A good supplier will say, “Your order has a 50Hz motor but you specified 60Hz in the email—should I change it?” If they don't catch that, ask more questions. The vendor who lists all specs upfront—even if the total looks higher—usually costs less in the end. (I'll explain why in Step 4.)
Step 2: Verify the Supplier's Capability (Not Every 'Distributor' Stocks Everything)
You found someone with a good price. Great. But is that price for a stock item, or for a made-to-order unit? The question everyone asks is “what's your best price?” The question they should ask is “is it in stock?”
What to look for:
- Ask for lead time on the specific model. Not a general “2-3 weeks.” Get them to commit in writing.
- Check if they are an authorized distributor. For brands like Interroll, buying through unauthorized channels voids warranties and you might get grey-market goods with no support.
- See if they can share a Certificate of Conformance or a test report. Most legit suppliers have these on hand.
Oh, and this is the step where you should ask for references. If you are buying a critical path item—like a main drive motor for a sorter that runs 20 hours a day—a 2-week delay can cost you thousands in lost throughput. A vendor who has handled similar orders for a local factory is usually safer than one who only sells to drop-shippers.
Step 3: Validate the Price Includes Everything
This is the step I'm most passionate about. The first quote looks cheap. You get excited. Then you discover:
- Shipping is not included. It's a heavy box. That adds $150.
- There's a minimum order handling fee.
- The price is for the motor, but the gear reducer is extra.
Here's how I handle it now: I always get the quote in writing, and then I ask a simple follow-up: “Can you confirm this price includes shipping, all applicable taxes, and that this is the complete unit as described in the data sheet?”
I also check the payment terms. Net 30 is standard. Net 15 with a 2% discount is okay. But a vendor who demands 50% upfront for a standard part? That's a red flag. I had a vendor once who couldn't provide a proper invoice—handwritten receipt only. Finance rejected the expense report. I ate $2,400 out of our department budget. Never again. Now I verify invoicing capability before placing any order.
Step 4: Plan for the 'What Ifs' (Rush Orders and Returns)
Even with the best planning, something will go wrong. The installer drops the motor. The specs were wrong in the manual. The delivery arrives damaged.
Before you finalize, ask these three questions:
- What is your return policy? Most industrial suppliers won't let you return a custom-made motor. But if it's a standard part and it's defective, they should have a warranty process. I ask for a sample of their RMA form.
- How fast can you ship a replacement? A supplier who can overnight a standard drum motor from a regional warehouse is worth a premium over one who orders from a central factory.
- What is the warranty period and process? Small administrators like me don't have legal teams. I want a warranty that covers repair or replacement, not just a money-back offer that takes 90 days to process.

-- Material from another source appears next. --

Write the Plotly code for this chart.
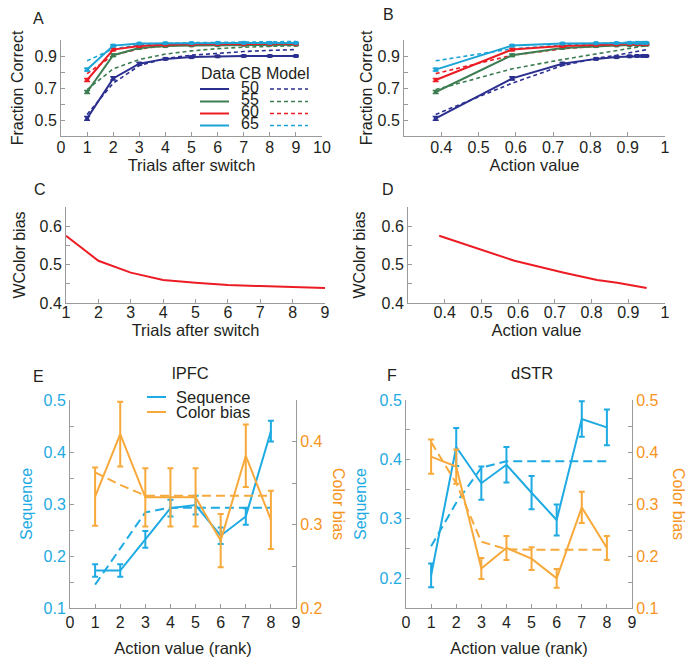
import plotly.graph_objects as go

# ---------------- data ----------------
trials = [1, 2, 3, 4, 5, 6, 7, 8, 9]
action_value = [0.385, 0.59, 0.725, 0.815, 0.87, 0.905, 0.925, 0.94, 0.95]

cb_labels = ["50", "55", "60", "65"]
data50 = [0.51, 0.76, 0.852, 0.882, 0.893, 0.898, 0.900, 0.900, 0.900]
data55 = [0.675, 0.905, 0.950, 0.962, 0.966, 0.968, 0.970, 0.970, 0.970]
data60 = [0.750, 0.940, 0.962, 0.970, 0.973, 0.975, 0.975, 0.976, 0.976]
data65 = [0.815, 0.965, 0.978, 0.980, 0.981, 0.982, 0.982, 0.982, 0.982]
err50 = [0.012, 0.010, 0.008, 0.006, 0.006, 0.005, 0.005, 0.005, 0.005]
err55 = [0.010, 0.008, 0.006, 0.005, 0.005, 0.004, 0.004, 0.004, 0.004]
err60 = [0.010, 0.007, 0.005, 0.004, 0.004, 0.004, 0.004, 0.004, 0.004]
err65 = [0.009, 0.006, 0.004, 0.004, 0.004, 0.004, 0.004, 0.004, 0.004]
model50 = [0.535, 0.730, 0.840, 0.885, 0.905, 0.918, 0.928, 0.935, 0.940]
model55 = [0.690, 0.820, 0.878, 0.912, 0.932, 0.946, 0.955, 0.961, 0.965]
model60 = [0.790, 0.905, 0.945, 0.963, 0.972, 0.977, 0.980, 0.982, 0.983]
model65 = [0.870, 0.945, 0.968, 0.978, 0.983, 0.986, 0.988, 0.989, 0.990]

wcolor_bias = [0.575, 0.510, 0.479, 0.460, 0.453, 0.447, 0.444, 0.441, 0.439]

rank = [1, 2, 3, 4, 5, 6, 7, 8]
lpfc_seq = [0.172, 0.172, 0.232, 0.292, 0.298, 0.239, 0.276, 0.440]
lpfc_seq_err = [0.012, 0.012, 0.016, 0.016, 0.018, 0.016, 0.016, 0.020]
lpfc_seq_model = [0.145, 0.215, 0.284, 0.293, 0.293, 0.293, 0.293, 0.293]
lpfc_cb = [0.334, 0.409, 0.333, 0.333, 0.333, 0.281, 0.383, 0.306]
lpfc_cb_err = [0.035, 0.039, 0.035, 0.035, 0.035, 0.032, 0.0375, 0.035]
lpfc_cb_model = [0.363, 0.348, 0.335, 0.335, 0.335, 0.335, 0.335, 0.335]

dstr_seq = [0.205, 0.421, 0.360, 0.391, 0.344, 0.298, 0.468, 0.454]
dstr_seq_err = [0.020, 0.032, 0.028, 0.030, 0.028, 0.026, 0.030, 0.030]
dstr_seq_model = [0.254, 0.327, 0.386, 0.397, 0.397, 0.397, 0.397, 0.397]
dstr_cb = [0.391, 0.372, 0.176, 0.2155, 0.195, 0.157, 0.2935, 0.2155]
dstr_cb_err = [0.033, 0.033, 0.020, 0.023, 0.022, 0.018, 0.030, 0.023]
dstr_cb_model = [0.419, 0.340, 0.2275, 0.213, 0.212, 0.212, 0.212, 0.212]

# ---------------- style ----------------
W, H = 695, 667
FONT = "Liberation Sans, Arial, sans-serif"
TXT = "#231f20"
AX = "#9a9a9a"
BLUE, GREEN, RED, CYAN = "#2b2f8f", "#3d7d52", "#ec1c24", "#1ba3d6"
SEQ, CBC, CBT = "#1eaae2", "#f7a93b", "#f7941d"
ser_colors = [BLUE, GREEN, RED, CYAN]
data_all = [data50, data55, data60, data65]
err_all = [err50, err55, err60, err65]
model_all = [model50, model55, model60, model65]
FS_TICK = 16
FS_TITLE = 16.5


def fx(p):
    return p / W


def fy(p):
    return 1 - p / H


fig = go.Figure()

# Panels A and B
for xs, xa, ya in [(trials, "x", "y"), (action_value, "x2", "y2")]:
    for c, m in zip(ser_colors, model_all):
        fig.add_trace(go.Scatter(x=xs, y=m, mode="lines", xaxis=xa, yaxis=ya,
                                 line=dict(color=c, width=1.6, dash="4px,3px"),
                                 showlegend=False, cliponaxis=False))
    for c, d, e in zip(ser_colors, data_all, err_all):
        fig.add_trace(go.Scatter(x=xs, y=d, mode="lines+markers", xaxis=xa, yaxis=ya,
                                 line=dict(color=c, width=2),
                                 marker=dict(color=c, size=4, symbol="square"),
                                 error_y=dict(type="data", array=e, color=c,
                                              thickness=1.5, width=3),
                                 showlegend=False, cliponaxis=False))

# Panels C and D
for xs, xa, ya in [(trials, "x3", "y3"), (action_value, "x4", "y4")]:
    fig.add_trace(go.Scatter(x=xs, y=wcolor_bias, mode="lines", xaxis=xa, yaxis=ya,
                             line=dict(color=RED, width=2), showlegend=False,
                             cliponaxis=False))

# Panels E and F
for xa, yl, yr, sq, sqe, sqm, cb, cbe, cbm in [
        ("x5", "y5", "y6", lpfc_seq, lpfc_seq_err, lpfc_seq_model,
         lpfc_cb, lpfc_cb_err, lpfc_cb_model),
        ("x6", "y7", "y8", dstr_seq, dstr_seq_err, dstr_seq_model,
         dstr_cb, dstr_cb_err, dstr_cb_model)]:
    fig.add_trace(go.Scatter(x=rank, y=cbm, mode="lines", xaxis=xa, yaxis=yr,
                             line=dict(color=CBC, width=2, dash="9px,5px"),
                             showlegend=False, cliponaxis=False))
    fig.add_trace(go.Scatter(x=rank, y=cb, mode="lines", xaxis=xa, yaxis=yr,
                             line=dict(color=CBC, width=2),
                             error_y=dict(type="data", array=cbe, color=CBC,
                                          thickness=2, width=3),
                             showlegend=False, cliponaxis=False))
    fig.add_trace(go.Scatter(x=rank, y=sqm, mode="lines", xaxis=xa, yaxis=yl,
                             line=dict(color=SEQ, width=2, dash="9px,5px"),
                             showlegend=False, cliponaxis=False))
    fig.add_trace(go.Scatter(x=rank, y=sq, mode="lines", xaxis=xa, yaxis=yl,
                             line=dict(color=SEQ, width=2),
                             error_y=dict(type="data", array=sqe, color=SEQ,
                                          thickness=2, width=3),
                             showlegend=False, cliponaxis=False))


def xax(x0, x1, rng, tickvals, ticktext, title, minor=None, anchor=None, standoff=0,
        lab_shift=0):
    d = dict(domain=[fx(x0), fx(x1)], range=rng, tickvals=tickvals, ticktext=ticktext,
             showline=True, linecolor=AX, linewidth=1, ticks="inside", ticklen=4,
             tickcolor=AX, showgrid=False, zeroline=False, automargin=False,
             ticklabelstandoff=lab_shift,
             tickfont=dict(family=FONT, size=FS_TICK, color=TXT),
             title=dict(text=title, font=dict(family=FONT, size=FS_TITLE, color=TXT),
                        standoff=standoff),
             anchor=anchor, fixedrange=True)
    if minor:
        d["minor"] = dict(tickvals=minor, ticks="inside", ticklen=4, tickcolor=AX)
    return d


def yax(y_top, y_bottom, rng, major, minor, title, color=TXT, anchor=None,
        side="left", overlaying=None, standoff=8):
    d = dict(domain=[fy(y_bottom), fy(y_top)], range=rng, tickvals=major,
             ticktext=[f"{v:.1f}" for v in major],
             showline=True, linecolor=AX, linewidth=1, ticks="inside", ticklen=4,
             tickcolor=AX, showgrid=False, zeroline=False, automargin=False,
             tickfont=dict(family=FONT, size=FS_TICK, color=color),
             minor=dict(tickvals=minor, ticks="inside", ticklen=4, tickcolor=AX),
             anchor=anchor, side=side, fixedrange=True)
    if title:
        d["title"] = dict(text=title, font=dict(family=FONT, size=16, color=color),
                          standoff=standoff)
    if overlaying:
        d["overlaying"] = overlaying
    return d


av_ticks = [0.4, 0.5, 0.6, 0.7, 0.8, 0.9, 1.0]
av_text = ["0.4", "0.5", "0.6", "0.7", "0.8", "0.9", "1"]
ten = list(range(0, 11))
nine = list(range(0, 10))

fig.update_layout(
    template="none",
    width=W, height=H, margin=dict(l=0, r=0, t=0, b=0, autoexpand=False),
    paper_bgcolor="white", plot_bgcolor="white", showlegend=False,
    font=dict(family=FONT, color=TXT),
    xaxis=xax(61, 322, [0, 10], ten, [str(v) for v in ten],
              "Trials after switch", anchor="y", lab_shift=-3),
    yaxis=yax(40, 136, [0.4, 1.0], [0.5, 0.7, 0.9], [0.4, 0.6, 0.8, 1.0],
              "Fraction Correct", anchor="x", standoff=6),
    xaxis2=xax(404, 665, [0.3, 1.0], av_ticks, av_text, "Action value",
               minor=[0.3], anchor="y2", lab_shift=-3),
    yaxis2=yax(40, 136, [0.4, 1.0], [0.5, 0.7, 0.9], [0.4, 0.6, 0.8, 1.0],
               "Fraction Correct", anchor="x2", standoff=0),
    xaxis3=xax(66, 325, [1, 9], trials, [str(v) for v in trials],
               "Trials after switch", anchor="y3", lab_shift=-5),
    yaxis3=yax(207, 303, [0.4, 0.65], [0.4, 0.5, 0.6], [0.45, 0.55, 0.65],
               "WColor bias", anchor="x3", standoff=9),
    xaxis4=xax(408, 665, [0.3, 1.0], av_ticks, av_text, "Action value",
               minor=[0.3], anchor="y4", lab_shift=-5),
    yaxis4=yax(207, 303, [0.4, 0.65], [0.4, 0.5, 0.6], [0.45, 0.55, 0.65],
               "WColor bias", anchor="x4", standoff=11),
    xaxis5=xax(70, 296, [0, 9], nine, [str(v) for v in nine],
               "Action value (rank)", anchor="y5", standoff=12),
    yaxis5=yax(400, 608, [0.1, 0.5], [0.1, 0.2, 0.3, 0.4, 0.5],
               [0.15, 0.25, 0.35, 0.45], "Sequence", color=SEQ, anchor="x5",
               standoff=6),
    yaxis6=yax(400, 608, [0.2, 0.45], [0.2, 0.3, 0.4], [0.25, 0.35, 0.45],
               None, color=CBT, anchor="x5", side="right", overlaying="y5"),
    xaxis6=xax(406, 632, [0, 9], nine, [str(v) for v in nine],
               "Action value (rank)", anchor="y7", standoff=12),
    yaxis7=yax(400, 608, [0.15, 0.5], [0.2, 0.3, 0.4, 0.5],
               [0.15, 0.25, 0.35, 0.45], "Sequence", color=SEQ, anchor="x6",
               standoff=8),
    yaxis8=yax(400, 608, [0.1, 0.5], [0.1, 0.2, 0.3, 0.4, 0.5],
               [0.15, 0.25, 0.35, 0.45], None, color=CBT, anchor="x6",
               side="right", overlaying="y7"),
)

ann = []


def text(x, y, s, size=16, color=TXT, angle=0, xanchor="center"):
    ann.append(dict(x=fx(x), y=fy(y), xref="paper", yref="paper", text=s,
                    showarrow=False, textangle=angle, xanchor=xanchor,
                    yanchor="middle", font=dict(family=FONT, size=size, color=color)))


for lab, x, y in [("A", 38, 18), ("B", 388, 15), ("C", 40, 189), ("D", 388, 189),
                  ("E", 38, 376), ("F", 392, 375)]:
    text(x, y, lab)
text(190, 373, "lPFC", size=16.5)
text(532, 373, "dSTR", size=16.5)
text(339, 504, "Color bias", color=CBT, angle=90)
text(679, 504, "Color bias", color=CBT, angle=90)

# legend of panel A
text(255, 73, "Data CB Model", size=16)
shapes = []
rows = [89, 101.5, 113.5, 125.5]
for lab, c, yy in zip(cb_labels, ser_colors, rows):
    text(250, yy - 2, lab, size=16)
    shapes.append(dict(type="line", xref="paper", yref="paper", x0=fx(200), x1=fx(229),
                       y0=fy(yy), y1=fy(yy), line=dict(color=c, width=2)))
    shapes.append(dict(type="line", xref="paper", yref="paper", x0=fx(270), x1=fx(308),
                       y0=fy(yy), y1=fy(yy), line=dict(color=c, width=1.6, dash="4px,3px")))

# legend of panel E
for lab, c, yy in [("Sequence", SEQ, 397), ("Color bias", CBC, 412)]:
    shapes.append(dict(type="line", xref="paper", yref="paper", x0=fx(147), x1=fx(166),
                       y0=fy(yy), y1=fy(yy), line=dict(color=c, width=2)))
    text(174, yy, lab, size=16.5, xanchor="left")

fig.update_layout(annotations=ann, shapes=shapes)
fig.write_html("out.html", config={"displayModeBar": False},
               post_script="document.body.style.margin='0px';"
                           "document.body.style.overflow='hidden';")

Why does this matter? Because the cheapest vendor with a 15% lower price might have a 4-week return process. If you need a rush replacement, you'll pay 50% more with no discount. The lowest quoted price often isn't the lowest total cost.
Step 5: Document Everything (Your Finance Team Will Thank You)
This is the boring but critical step. After you place the order, create a single file (a simple shared spreadsheet is fine) that tracks:
- Purchase order number
- Supplier name and contact
- Part number and description
- Quoted price vs. final invoice (check for hidden fees)
- Expected delivery date vs. actual delivery date
I started doing this after our 2024 vendor consolidation project. We had 8 different suppliers for various needs. I lost track of who promised what. Now, when someone asks “when are the new drives arriving?” I can look it up in 30 seconds. It also helps when a supplier sends a second invoice for a “rounding error.” I just pull up the PO and say, “No, the agreed price was X. Here's the signed quote.”
Common Mistakes to Avoid
- Assuming 'identical specs' means identical quality. I've had two different vendors charge wildly different amounts for what looked like the same part. One used better bearings. The other had a cheaper casting that cracked under load. The 'budget vendor' choice looked smart until we saw the failure rate. Net loss was about $1,200 in replacement costs.
- Not verifying the supplier's lead time is real. A vendor said 2 weeks. Turned out they had a 3-week backlog. We lost that weekend.
- Forgetting about shipping damage. If you order a 100-pound drum motor, the packaging matters. Ask if they use foam inserts or just bubble wrap. A dented shaft can ruin a bearing.
That's it. A 5-step checklist. It's not glamorous. But if you follow it, you'll spend less time on fire drills and more time doing your actual job. Trust me on this one.